Eye For Film >> Movies >> Calm With Horses (2019) Film Review
Calm With Horses
Reviewed by: Amber Wilkinson
Not all hard men are created equal - some are softer than others. And, though you might not think it to look at him, Douglas 'Arm' Armstrong (Cosmo Jarvis) - one-time boxer, dad to an autistic son and now enforcer at the cheap end of the Irish rural gangland - is softer than most. He's also not the sharpest tool in the box, which is how he came to be a hired pair of fists for the Devers family in the first place.
We meet him as he's about to teach one man (Liam Carney) a hard lesson in not messing with the family, as he takes instructions from Dympna (Barry Keoghan), a man who is half Arm's size but who treats him like his pet dog, right down to the language. He, in turn, takes his instructions from near-psychoti Paudi (Ned Dennehy, who is carving quite an impressive niche for himself in disturbingly off-the-wall roles with this and the recent Finky) Later, we'll see the disconnect between the blood and beatings of this and the half of Arm's life that holds his young son Jack (Kiljan Moroney) and his ex Ursula (Niamh Algar).
The plot revolves, as it usually does in this sort of set-up, around the question of how far Arm is prepared to go for his adopted gangland "family" and how he does or does not square that with the real thing.
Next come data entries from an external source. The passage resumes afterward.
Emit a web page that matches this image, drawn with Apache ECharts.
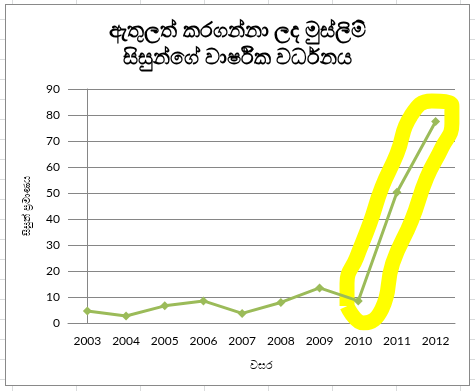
<!DOCTYPE html>
<html><head><meta charset="utf-8">
<script src="https://cdn.jsdelivr.net/npm/echarts@6/dist/echarts.min.js"></script>
<style>
html,body{margin:0;padding:0;width:475px;height:391px;overflow:hidden;
background-color:#fff;
background-image:
 repeating-linear-gradient(to right, transparent 0, transparent 12px, #dadcdd 12px, #dadcdd 13px, transparent 13px, transparent 64px),
 repeating-linear-gradient(to bottom, transparent 0, transparent 19px, #dadcdd 19px, #dadcdd 20px);
}
#c{position:absolute;left:5px;top:4px;width:463px;height:380px;background:#fff;border:1px solid #898989;}
</style></head>
<body><div id="c"></div>
<script>
const titleText = 'ඇතුලත් කරගන්නා ලද මුස්ලිම්\nසිසුන්ගේ වාර්ෂික වර්ධනය';
const xAxisName = 'වසර';
const yAxisName = 'සිසුන් ප්‍රමාණය';
const years = ['2003','2004','2005','2006','2007','2008','2009','2010','2011','2012'];
const students = [4.6, 2.7, 6.6, 8.5, 3.7, 7.9, 13.5, 8.5, 50.3, 77.5];
// freehand highlight loop, in (category index, value) units
const highlightX = [6.71, 7.14, 7.61, 7.89, 8.38, 8.77, 9.16, 9.42, 9.42, 8.90, 8.36, 8.00, 7.61, 7.30, 6.96, 6.71, 6.71];
const highlightY = [6.5, 0.0, 5.4, 23.0, 39.5, 55.9, 67.4, 76.6, 83.5, 85.4, 79.7, 65.1, 52.1, 38.3, 25.3, 15.3, 6.5];

const chart = echarts.init(document.getElementById('c'));
const lblFont = 'Lato, "Open Sans", sans-serif';
chart.setOption({
  animation:false,
  backgroundColor:'#fff',
  title:{text:titleText,left:'center',top:8,
    textStyle:{fontSize:21,fontWeight:'bold',color:'#000',lineHeight:27,fontFamily:'"Noto Sans", sans-serif'}},
  grid:{left:62,right:14,top:84,bottom:62},
  xAxis:[{type:'category',data:years,boundaryGap:true,
    name:xAxisName,nameLocation:'middle',nameGap:37,
    nameTextStyle:{fontSize:11,color:'#000'},
    axisLine:{lineStyle:{color:'#868686'}},axisTick:{show:false},
    axisLabel:{fontSize:12,color:'#000',fontFamily:lblFont,margin:12}},
   {type:'value',min:-0.5,max:9.5,show:false}],
  yAxis:{type:'value',min:0,max:90,interval:10,
    name:yAxisName,nameLocation:'middle',nameGap:36,nameRotate:90,
    nameTextStyle:{fontSize:10,color:'#000'},
    axisLine:{show:true,lineStyle:{color:'#868686'}},
    axisTick:{show:true,inside:false,length:4,lineStyle:{color:'#868686'}},
    splitLine:{lineStyle:{color:'#868686'}},
    axisLabel:{fontSize:12,color:'#000',fontFamily:lblFont,margin:8}},
  series:[
   {type:'line',xAxisIndex:1,data:highlightX.map((x,i)=>[x,highlightY[i]]),
    smooth:0.5,symbol:'none',z:1,lineStyle:{color:'#ffff00',width:15}},
   {type:'line',data:students,z:3,symbol:'diamond',symbolSize:9,
    itemStyle:{color:'#9bbb59'},lineStyle:{color:'#9bbb59',width:3}}
  ]
});
</script></body></html>
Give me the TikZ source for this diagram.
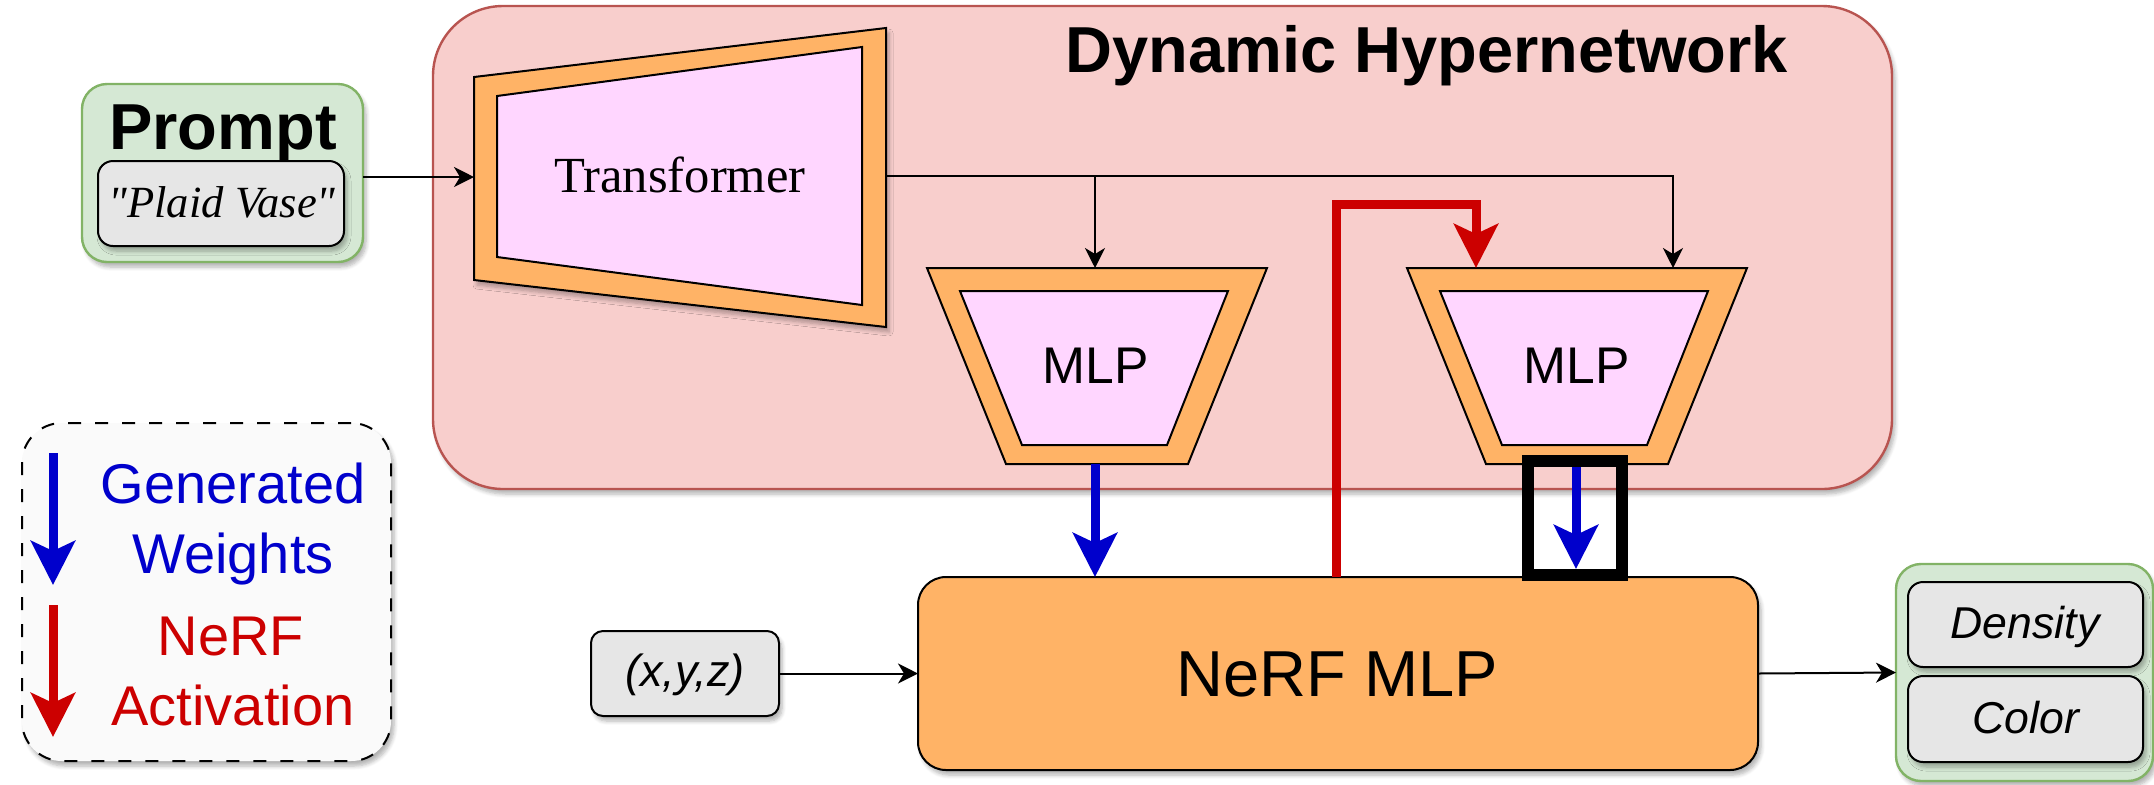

It's usually Keoghan who gets the acting plaudits, but though he is good as a wannabe bad guy, it's Jarvis who provides the heft, in more ways than one here. When he appeared in Lady Macbeth in 2016, he was a broody, rough and ready presence. Here, he gets to show how much he's matured as an actor, bringing and excellent Irish accent and a soulful undercurrent to Arm that captures the spirit of a man with limited intellectual resources trying to grapple with the rights and wrongs of a situation. Algar, meanwhile, does a lot with a little, bringing complexity and conflict to her position as a mum of a troubled kid and friend of his troubled dad, in a role that, if it had had more attention from Joe Murtagh's script, could have elevated the more formulaic elements of this drama into more interesting territory.
There is also a slightly stagey quality to some of first-time feature director Nick Rowland's interior sequences - which have a moody, red-dominated lighting that feels out of place with the general bleakness of the exterior shots captured by cinematographer Piers McGrail - but Murtagh (who previously contributed to American Animals) by and large keeps the scripting tight and when Rowland amps up the action with a car chase, it has a raw immediacy. It's Jarvis, though, who is the real draw here, proving he is more than able to go the distance with acting heavyweights like Keoghan.